それくらいすると、文章を短く切る必要があることが話し手にもわかってくる。それ以降はしばらくこちらの様子を伺いながら、ちょっとずつ文章を切って話してくれるようになるのだ。これは決して失礼なことではない。むしろ正しいメッセージを伝えるのに必要不可欠なのだ。話し手と打ち合わせる時間が先にあれば、できるだけ短い文をたくさんで話すように例を挙げて説明しておくと、さらにスムーズだ。そのように説明したところで通訳向きの話がすぐにできる人は皆無だが、その仕込をしておくと、こちらがカットインしたときに、「あ、これくらいの長さで一旦休止をおく必要があるんだ」ということが、話し手にもその場で伝わるのだ。
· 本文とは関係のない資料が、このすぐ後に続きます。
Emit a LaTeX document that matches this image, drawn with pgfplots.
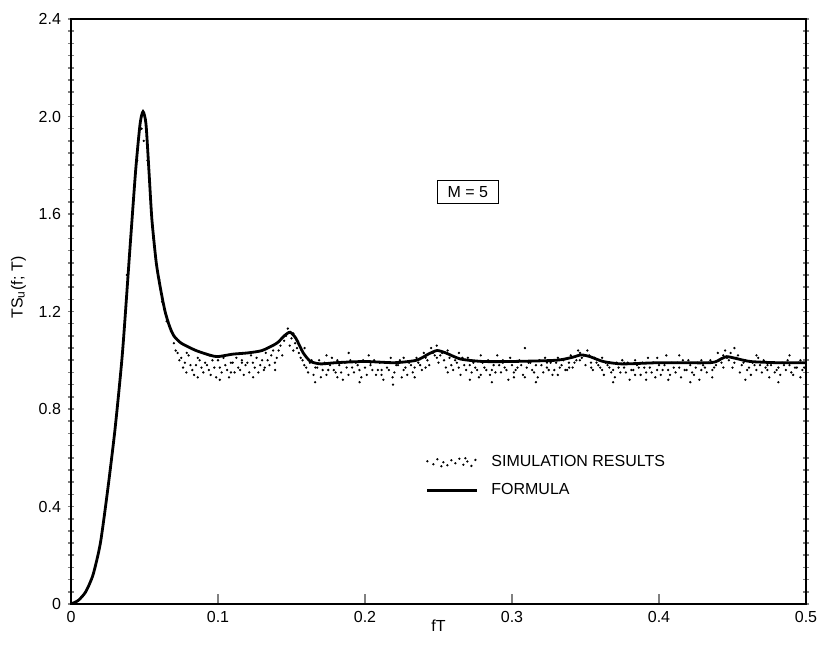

もちろん数分もすればまた文章は長くなる。そこでまたカットインする。その繰り返しになる。

もし重要な年号や統計、数字の類がたくさん列挙されるような場合は、項目ごとに細切れにしよう。以前フルブライト財団の視察団がアメリカから来て、専門学校を訪問した際に通訳をした。その際、日本の専門学校の分野と学生数を一気にまくしたてられたことがある。

「日本の専門学校の学習分野とその学生数としましては、工業分野 111,879人、農業分野、2,645人、医療分野207,822人、・・・」

当然ついていけない。その場合は、訳すときに、
『日本の専門学校の学習分野とその学生数をお知らせします』で一旦切って、「工業分野が何人でしたっけ?」と話し手にもう一度一つずつ分けて言うように促すのが良い。大ホールのようなところで話し手と大きく分かれてしまう場合は無理だが、重要な数字な固有名詞、専門用語の意味などを話し手に確認するのは、恥ずかしいことでも失礼なことでもない。

いずれにしても、通訳を介して話す際には通訳の側がペースを配分してあげることが、良い通訳の秘訣と言えるだろう。